Ethnography on the road: The expedition of the Duke of Mecklenburg


Some Balera women with their children Germans met on their way through Africa
The expedition of Adolf Friedrich Herzog of Mecklenburg was one of the most ambitious scientific undertakings of Germans during their colonial rule. Between 1907 and 1908, the expedition went through most of interlacustrine Africa. Some dozen Germans from various disciplines – geography, botany, zoologyy, ethnography, there was even a photographer on board – took part in the expedition. The results of the expedition were published in several marvelous volumes with hundreds of illustrations, maps and photographs. 5000 photographs alone were made in the eleven months the expedition was roaming through Africa, some hundred were published and begun their way through different publications by the members of the expedition. Many were taken by Max Weiß, who was the photographer of the expedition.

A group of Balera men

Parsing through the pictures of the volume on the ethnography, I was always struck with one particular feature. Many pictures were seemingly taken along the road while the expedition was traveling. So I imagine that when local people saw or heart rumors of the expedition, and because of curiosity, they went to the road to meet these funny Germans with their instruments and thousands of porters. Germans, with their own desire for curiosity, were interested in documenting these accidental meetings.

Performing at the road

A group of Balera musicians (Rwanda)  performing at the road for the expedition

Balera dancers
This situation produced what I call ethnography on the road, when rather by chance than by a scheme, Europeans got their knowledge about Africans and their societies.
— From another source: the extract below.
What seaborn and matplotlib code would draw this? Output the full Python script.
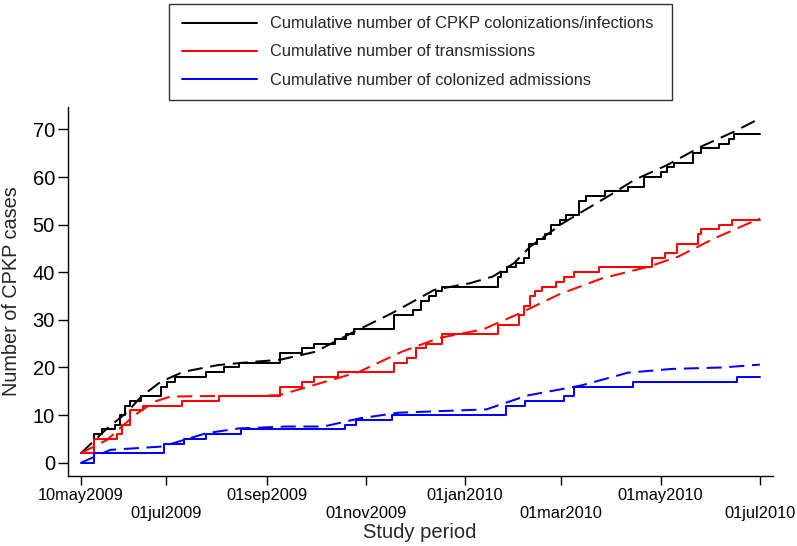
import numpy as np
import pandas as pd
import matplotlib
matplotlib.use("Agg")
import matplotlib.pyplot as plt
import seaborn as sns

# ---------------- data (days since 10may2009, cumulative counts) ----------------
start_date = "2009-05-10"

total_days = [0, 8, 13, 21, 24, 27, 30, 37, 49, 53, 58, 77, 88, 97, 122, 136, 143, 156,
              163, 168, 192, 204, 209, 214, 218, 222, 256, 258, 262, 267, 272, 275, 280,
              285, 289, 294, 298, 306, 310, 322, 336, 346, 356, 360, 364, 376, 381, 392,
              398, 401, 403, 417]
total_vals = [2, 6, 7, 8, 10, 12, 13, 14, 16, 17, 18, 19, 20, 21, 23, 24, 25, 26,
              27, 28, 31, 32, 34, 35, 36, 37, 39, 40, 41, 42, 43, 46, 47,
              48, 50, 51, 52, 55, 56, 57, 58, 60, 61, 62, 63, 65, 66, 67,
              68, 69, 69, 69]

trans_days = [0, 8, 22, 25, 30, 38, 62, 85, 122, 136, 143, 158, 192, 200, 206, 212, 222,
              256, 269, 272, 276, 279, 283, 292, 297, 303, 318, 351, 359, 366, 379, 381,
              392, 400, 417]
trans_vals = [2, 5, 6, 8, 11, 12, 13, 14, 16, 17, 18, 19, 21, 22, 24, 25, 27,
              29, 31, 33, 35, 36, 37, 38, 39, 40, 41, 43, 44, 46, 48, 49,
              50, 51, 51]

adm_days = [0, 8, 51, 63, 77, 98, 162, 169, 191, 261, 273, 297, 303, 339, 403, 417]
adm_vals = [0, 2, 4, 5, 6, 7, 8, 9, 10, 12, 13, 14, 16, 17, 18, 18]

# smooth (expected) curves, dashed
total_fit_days = [0, 16, 28, 37, 49, 63, 84, 106, 122, 144, 166, 191, 217, 239, 253, 266,
                  276, 296, 325, 340, 360, 381, 401, 417]
total_fit_vals = [2, 7.2, 10.5, 13.9, 17, 19.1, 20.5, 21.2, 21.6, 23.3, 27.2, 31.4, 36.3,
                  37.7, 39.1, 41.9, 45.4, 50.3, 56.2, 59.4, 62.5, 66.4, 69.5, 72.3]

trans_fit_days = [0, 16, 33, 45, 55, 80, 106, 122, 140, 171, 197, 220, 247, 269, 294, 320,
                  349, 367, 389, 417]
trans_fit_vals = [2, 4.8, 10, 12.8, 13.9, 14, 14, 14.2, 16, 19.1, 23.3, 26.2, 28, 31.3,
                  35.4, 38.7, 41.2, 43.3, 47.1, 51.3]

adm_fit_days = [0, 18, 50, 77, 97, 126, 149, 171, 195, 249, 274, 307, 336, 363, 394, 417]
adm_fit_vals = [0, 2.7, 3.4, 6.2, 7.2, 7.6, 7.6, 9.3, 10.5, 11.2, 14.1, 16.2, 18.9, 19.7,
                20.0, 20.6]

tick_dates = ["2009-05-10", "2009-07-01", "2009-09-01", "2009-11-01",
              "2010-01-01", "2010-03-01", "2010-05-01", "2010-07-01"]
tick_labels = ["10may2009", "01jul2009", "01sep2009", "01nov2009",
               "01jan2010", "01mar2010", "01may2010", "01jul2010"]

labels = ["Cumulative number of CPKP colonizations/infections",
          "Cumulative number of transmissions",
          "Cumulative number of colonized admissions"]
colors = ["#000000", "#ff0000", "#0000ff"]

# ---------------- plotting ----------------
sns.set_theme(style="white")
plt.rcParams["font.family"] = ["Liberation Sans", "DejaVu Sans"]

t0 = pd.Timestamp(start_date)


def to_dates(days):
    return t0 + pd.to_timedelta(np.asarray(days), unit="D")


fig = plt.figure(figsize=(7.97, 5.46), dpi=100)
ax = fig.add_axes([0.0853, 0.129, 0.8852, 0.675])

solid = [(total_days, total_vals), (trans_days, trans_vals), (adm_days, adm_vals)]
dashed = [(total_fit_days, total_fit_vals), (trans_fit_days, trans_fit_vals),
          (adm_fit_days, adm_fit_vals)]

for (d, v), lab, c in zip(solid, labels, colors):
    sns.lineplot(x=to_dates(d), y=v, ax=ax, color=c, lw=1.45, drawstyle="steps-post",
                 estimator=None, sort=False, label=lab)
for (d, v), c in zip(dashed, colors):
    sns.lineplot(x=to_dates(d), y=v, ax=ax, color=c, lw=1.45, estimator=None, sort=False,
                 dashes=False, linestyle=(0, (7.5, 3.8)))

h, l = ax.get_legend_handles_labels()
if ax.get_legend() is not None:
    ax.get_legend().remove()

ax.set_xlim(t0 - pd.Timedelta(days=8), t0 + pd.Timedelta(days=425.4))
ax.set_ylim(-2.7, 74.7)
ax.set_yticks(range(0, 71, 10))
ax.set_xticks(pd.to_datetime(tick_dates))
ax.set_xticklabels([lab if i % 2 == 0 else "\n" + lab for i, lab in enumerate(tick_labels)],
                   fontsize=11.8)
ax.tick_params(axis="y", labelsize=14.5, length=7.2, width=1, pad=2.2, left=True,
               direction="out", colors="black")
ax.tick_params(axis="x", length=6.3, width=1, pad=3, bottom=True, direction="out",
               colors="black")
for s in ["top", "right"]:
    ax.spines[s].set_visible(False)
for s in ["left", "bottom"]:
    ax.spines[s].set_color("black")
    ax.spines[s].set_linewidth(1.0)

ax.set_xlabel("Study period", fontsize=14.5)
ax.set_ylabel("Number of CPKP cases", fontsize=14.3)
ax.xaxis.set_label_coords(0.499, -0.128)
ax.yaxis.set_label_coords(-0.066, 0.5)

leg = fig.legend(h[:3], l[:3], loc="upper left",
                 bbox_to_anchor=(169 / 797, 1 - 3.5 / 546, 503 / 797, 0.0),
                 mode="expand", fontsize=11.8, frameon=True, fancybox=False,
                 edgecolor="black", handlelength=4.6, handletextpad=0.8,
                 borderpad=0.78, labelspacing=0.8, borderaxespad=0)
leg.get_frame().set_linewidth(1.0)

fig.savefig("out.png", dpi=100)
In these encounters, Germans obviously asked some people to perform dances and asked for artifacts. In the short moment in which both sides were engaged, Germans were eager to find out the typical, or the most obvious. They hoped it to find it in visual markers like coiffures, clothes and shields.


"Weapons of Balera"

The obvious was the surface. The remarkable thing about all this is that, after returning home, the members of the expedition took these surfaces presented to them by Africans in the short moment of an encounter at the road and frozen in photographs as a basis for far-raging theories of all sorts. About historical origins of the people they met, about the political structures, and so on.